American air quality got worse before it got better. Though eighty million Americans still live in counties with unhealthy levels of air pollution, the overall trend has been down since its peak around 1970 thanks to regulations designed to curb emissions.
Over the same period, smoking rates have precipitously declined. Meanwhile, new workplace regulations have taken aim at indoor air quality. You would think, given both improved outdoor and indoor air quality and less smoking, that US lung health trends would point dramatically upward. But the benefits of this trend haven’t been equally distributed.
While overall lung function has improved, disparities in lung health have persisted or grown over the last six decades, a reality that has come to bear on health outcomes during the COVID-19 pandemic.
Since COVID-19 is a respiratory illness, pulmonary health has played a major role in determining the severity of cases. People with worse lung health are at increased risk for hospitalization and death. And according to a new study entitled ‘Socioeconomic Inequality in Respiratory Health in the US From 1959 to 2018’ published in the journal JAMA Internal Medicine, class makes a bigger difference than it used to in determining lung health.
To study the issue of disparities in lung health the researchers looked at six decades worth of data from national surveys. The surveys collected information on everything from habits to symptoms, and it was possible to break down results by income and education.
In some cases the survey data contained the results of actual pulmonary function tests. When examining these results, researchers found that the gap between wealthy and poor respondents’ pulmonary functioning has widened since 1971, a trend that can help explain economic disparities in COVID-19 outcomes.
Naturally, smoking is a big part of the story. The researchers observe that before the 1980s class had little bearing on who smoked and who didn’t. Over the subsequent decades, smoking rates fell sharply among the wealthiest Americans and didn’t change much at all among the poorest.

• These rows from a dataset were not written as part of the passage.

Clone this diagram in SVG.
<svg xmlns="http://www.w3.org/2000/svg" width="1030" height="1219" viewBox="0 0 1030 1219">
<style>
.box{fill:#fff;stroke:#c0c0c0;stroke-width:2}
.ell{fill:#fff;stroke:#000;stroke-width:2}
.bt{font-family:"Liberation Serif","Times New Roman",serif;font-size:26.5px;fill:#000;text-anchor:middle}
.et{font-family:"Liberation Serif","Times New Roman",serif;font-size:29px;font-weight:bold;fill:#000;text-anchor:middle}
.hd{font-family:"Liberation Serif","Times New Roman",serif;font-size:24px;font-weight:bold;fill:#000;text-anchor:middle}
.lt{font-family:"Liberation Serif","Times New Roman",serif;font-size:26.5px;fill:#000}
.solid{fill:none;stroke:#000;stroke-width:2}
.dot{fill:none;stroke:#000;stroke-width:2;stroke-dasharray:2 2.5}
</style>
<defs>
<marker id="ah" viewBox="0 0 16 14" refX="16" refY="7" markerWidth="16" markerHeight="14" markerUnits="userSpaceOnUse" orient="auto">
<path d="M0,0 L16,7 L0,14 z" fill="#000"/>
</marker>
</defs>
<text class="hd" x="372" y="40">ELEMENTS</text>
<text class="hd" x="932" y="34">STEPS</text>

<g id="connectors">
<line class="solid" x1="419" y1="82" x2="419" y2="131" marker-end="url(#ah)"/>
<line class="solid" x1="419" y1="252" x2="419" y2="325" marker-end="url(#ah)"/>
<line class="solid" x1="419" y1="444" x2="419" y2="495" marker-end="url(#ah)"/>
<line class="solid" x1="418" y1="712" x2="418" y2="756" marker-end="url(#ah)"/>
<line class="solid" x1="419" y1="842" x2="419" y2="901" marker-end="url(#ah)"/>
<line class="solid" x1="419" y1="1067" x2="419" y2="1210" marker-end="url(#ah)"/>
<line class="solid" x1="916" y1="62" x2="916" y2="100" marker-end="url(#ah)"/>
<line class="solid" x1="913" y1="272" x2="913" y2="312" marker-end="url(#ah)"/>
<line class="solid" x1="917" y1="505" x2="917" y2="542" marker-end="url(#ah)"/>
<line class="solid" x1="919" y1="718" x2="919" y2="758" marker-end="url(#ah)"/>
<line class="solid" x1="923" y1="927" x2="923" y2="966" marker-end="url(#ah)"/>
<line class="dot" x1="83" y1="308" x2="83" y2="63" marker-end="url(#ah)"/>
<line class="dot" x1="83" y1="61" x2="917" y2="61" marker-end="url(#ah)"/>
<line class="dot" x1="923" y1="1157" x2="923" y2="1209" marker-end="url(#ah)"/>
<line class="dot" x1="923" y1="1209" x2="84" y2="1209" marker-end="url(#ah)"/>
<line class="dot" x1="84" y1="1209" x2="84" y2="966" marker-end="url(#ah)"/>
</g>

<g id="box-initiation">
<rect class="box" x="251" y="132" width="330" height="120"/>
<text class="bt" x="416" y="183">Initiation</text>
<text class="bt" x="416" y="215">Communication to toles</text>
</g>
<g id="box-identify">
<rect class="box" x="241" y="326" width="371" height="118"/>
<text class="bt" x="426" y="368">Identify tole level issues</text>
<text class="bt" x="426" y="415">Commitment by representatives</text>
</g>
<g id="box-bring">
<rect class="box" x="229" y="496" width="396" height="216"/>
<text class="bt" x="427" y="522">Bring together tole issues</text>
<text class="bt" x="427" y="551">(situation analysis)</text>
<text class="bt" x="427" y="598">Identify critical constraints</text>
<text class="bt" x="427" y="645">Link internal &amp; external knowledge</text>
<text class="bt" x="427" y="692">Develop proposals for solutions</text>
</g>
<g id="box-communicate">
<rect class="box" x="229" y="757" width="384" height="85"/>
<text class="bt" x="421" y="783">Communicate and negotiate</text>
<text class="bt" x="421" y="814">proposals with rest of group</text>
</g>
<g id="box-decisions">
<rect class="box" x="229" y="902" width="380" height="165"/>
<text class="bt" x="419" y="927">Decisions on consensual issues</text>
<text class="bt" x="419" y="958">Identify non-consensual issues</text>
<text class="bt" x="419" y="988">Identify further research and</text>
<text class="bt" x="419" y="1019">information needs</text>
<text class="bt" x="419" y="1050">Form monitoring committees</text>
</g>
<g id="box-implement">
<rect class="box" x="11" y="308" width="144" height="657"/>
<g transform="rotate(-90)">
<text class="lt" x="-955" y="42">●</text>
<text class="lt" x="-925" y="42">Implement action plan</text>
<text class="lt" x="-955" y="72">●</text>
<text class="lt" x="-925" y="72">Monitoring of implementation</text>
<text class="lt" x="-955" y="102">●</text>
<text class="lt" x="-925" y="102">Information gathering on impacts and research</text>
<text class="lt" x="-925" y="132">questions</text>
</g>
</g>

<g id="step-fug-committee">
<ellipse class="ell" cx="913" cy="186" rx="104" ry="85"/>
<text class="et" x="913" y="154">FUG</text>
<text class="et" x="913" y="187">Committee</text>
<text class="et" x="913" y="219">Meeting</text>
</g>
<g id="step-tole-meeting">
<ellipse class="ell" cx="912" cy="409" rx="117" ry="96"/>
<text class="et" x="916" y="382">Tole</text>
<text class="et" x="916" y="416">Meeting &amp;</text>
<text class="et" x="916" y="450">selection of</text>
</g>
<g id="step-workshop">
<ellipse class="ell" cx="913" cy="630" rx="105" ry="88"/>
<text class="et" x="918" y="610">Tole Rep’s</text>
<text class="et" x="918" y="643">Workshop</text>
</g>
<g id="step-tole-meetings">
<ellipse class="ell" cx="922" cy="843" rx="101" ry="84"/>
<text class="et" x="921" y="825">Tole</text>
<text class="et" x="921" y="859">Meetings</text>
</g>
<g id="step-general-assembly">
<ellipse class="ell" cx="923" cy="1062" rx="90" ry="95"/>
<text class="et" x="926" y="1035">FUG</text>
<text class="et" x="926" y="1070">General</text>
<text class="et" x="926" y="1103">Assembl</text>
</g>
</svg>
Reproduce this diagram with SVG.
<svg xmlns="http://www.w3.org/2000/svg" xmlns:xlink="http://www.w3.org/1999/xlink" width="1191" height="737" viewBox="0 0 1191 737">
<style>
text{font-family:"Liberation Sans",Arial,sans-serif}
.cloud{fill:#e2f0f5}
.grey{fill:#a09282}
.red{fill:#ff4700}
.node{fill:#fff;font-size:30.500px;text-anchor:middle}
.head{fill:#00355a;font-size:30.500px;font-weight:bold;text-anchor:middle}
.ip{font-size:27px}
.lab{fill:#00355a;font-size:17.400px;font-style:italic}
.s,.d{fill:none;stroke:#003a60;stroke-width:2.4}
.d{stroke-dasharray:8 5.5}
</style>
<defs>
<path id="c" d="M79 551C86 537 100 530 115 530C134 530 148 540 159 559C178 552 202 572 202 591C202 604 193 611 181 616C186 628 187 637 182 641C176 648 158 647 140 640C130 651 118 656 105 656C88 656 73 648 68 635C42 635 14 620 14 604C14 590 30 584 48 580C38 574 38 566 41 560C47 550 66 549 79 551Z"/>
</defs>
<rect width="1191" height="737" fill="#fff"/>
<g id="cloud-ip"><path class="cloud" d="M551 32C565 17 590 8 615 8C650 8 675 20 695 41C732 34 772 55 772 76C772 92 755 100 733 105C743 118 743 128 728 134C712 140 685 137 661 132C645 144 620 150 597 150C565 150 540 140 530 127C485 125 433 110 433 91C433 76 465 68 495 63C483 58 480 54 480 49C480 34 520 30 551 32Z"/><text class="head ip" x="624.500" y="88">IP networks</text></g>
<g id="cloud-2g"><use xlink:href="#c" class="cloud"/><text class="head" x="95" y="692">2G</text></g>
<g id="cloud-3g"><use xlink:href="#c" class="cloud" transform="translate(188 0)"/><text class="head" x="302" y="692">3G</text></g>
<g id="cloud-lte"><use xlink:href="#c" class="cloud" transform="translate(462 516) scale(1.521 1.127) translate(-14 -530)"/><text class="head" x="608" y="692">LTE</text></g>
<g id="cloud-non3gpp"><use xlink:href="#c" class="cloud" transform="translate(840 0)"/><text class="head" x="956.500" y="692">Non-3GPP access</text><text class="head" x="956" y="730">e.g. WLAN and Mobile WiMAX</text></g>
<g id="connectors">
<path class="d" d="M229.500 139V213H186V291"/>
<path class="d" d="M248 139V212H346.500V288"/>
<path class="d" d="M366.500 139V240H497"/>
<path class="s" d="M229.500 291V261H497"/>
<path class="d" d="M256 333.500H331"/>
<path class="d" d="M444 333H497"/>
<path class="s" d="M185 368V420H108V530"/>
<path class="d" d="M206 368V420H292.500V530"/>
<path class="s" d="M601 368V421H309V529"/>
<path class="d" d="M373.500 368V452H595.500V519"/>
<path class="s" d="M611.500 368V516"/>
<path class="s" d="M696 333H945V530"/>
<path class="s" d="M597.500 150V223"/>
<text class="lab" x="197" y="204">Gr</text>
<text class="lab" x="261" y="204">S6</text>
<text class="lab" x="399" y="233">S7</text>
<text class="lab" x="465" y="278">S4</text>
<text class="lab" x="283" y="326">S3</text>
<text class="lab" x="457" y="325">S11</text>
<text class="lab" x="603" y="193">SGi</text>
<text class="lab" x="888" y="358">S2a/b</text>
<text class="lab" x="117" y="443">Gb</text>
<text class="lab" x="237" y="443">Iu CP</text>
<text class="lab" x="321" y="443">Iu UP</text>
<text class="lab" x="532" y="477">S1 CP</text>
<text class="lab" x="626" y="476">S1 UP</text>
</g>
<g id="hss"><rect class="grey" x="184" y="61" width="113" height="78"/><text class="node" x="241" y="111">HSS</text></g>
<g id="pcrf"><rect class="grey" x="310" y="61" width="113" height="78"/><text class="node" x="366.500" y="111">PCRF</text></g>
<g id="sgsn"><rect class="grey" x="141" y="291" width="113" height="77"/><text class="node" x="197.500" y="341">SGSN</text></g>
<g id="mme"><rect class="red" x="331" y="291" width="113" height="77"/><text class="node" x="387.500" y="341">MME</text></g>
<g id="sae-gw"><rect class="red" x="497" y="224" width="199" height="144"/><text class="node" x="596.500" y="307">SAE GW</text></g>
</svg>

But smoking doesn’t account for the entire phenomenon. In the late 1970s, there was a similar prevalence of childhood asthma in the highest and lowest income groups. While asthma rates have risen among all income groups since then, they’ve risen fastest among the poorest. Now the rate of childhood asthma in the lowest income quintile is twice the rate of asthma in the highest quintile. Childhood asthma is strongly linked to environmental factors like pollution.
The same general pattern of lung disease held for adults, where economic disparities in the incidence of chronic obstructive pulmonary disease (COPD) have widened. COPD has been shown to be positively correlated with increased odds of hospitalization, ICU admission, and mortality from COVID-19. Some common factors linked to COPD include not only smoking but exposure to unhealthy working conditions, polluted cities and neighborhoods, and inadequate access to health care.
As the researchers sifted through the survey data, they found that no economic disparity in any measure of lung health has narrowed in the last six decades. They’ve all either persisted or widened. Respondents to these surveys were asked to self-report shortness of breath on exertion, problem cough, and wheezing. Even when the overall incidence of these issues fell, the income and education disparities grew.
“Poorer Americans and those with less education aren’t enjoying the fruits of progress,” says one of the study’s coauthors, Steffie Woolhandler, a primary care physician and distinguished professor at CUNY’s Hunter College and a lecturer at Harvard Medical School.
“They continue to work in hazardous workplaces, live in polluted neighborhoods, and have inferior access to healthcare. Until we address those inequities, inequities in lung health will persist.”
The study’s lead author Adam Gaffney, assistant professor in medicine at Harvard Medical School and a pulmonary and critical care specialist at the Cambridge Health Alliance, underscores that the widening economic disparity in lung health set the stage for the devastation wrought by the COVID-19 pandemic.
“We’ve learned from the COVID-19 pandemic that our society’s inequalities are mirrored in the health of our lungs,” says Gaffney. “Our study shows that inequalities in lung health — which left many people vulnerable to COVID-19 pneumonia — are long-standing and increasing.”
“To address this injustice,” Gaffney adds, “we need to ensure that everyone has the prerequisites for healthy lungs: clean air to breathe, a safe and sanitary workplace and high-quality healthcare.”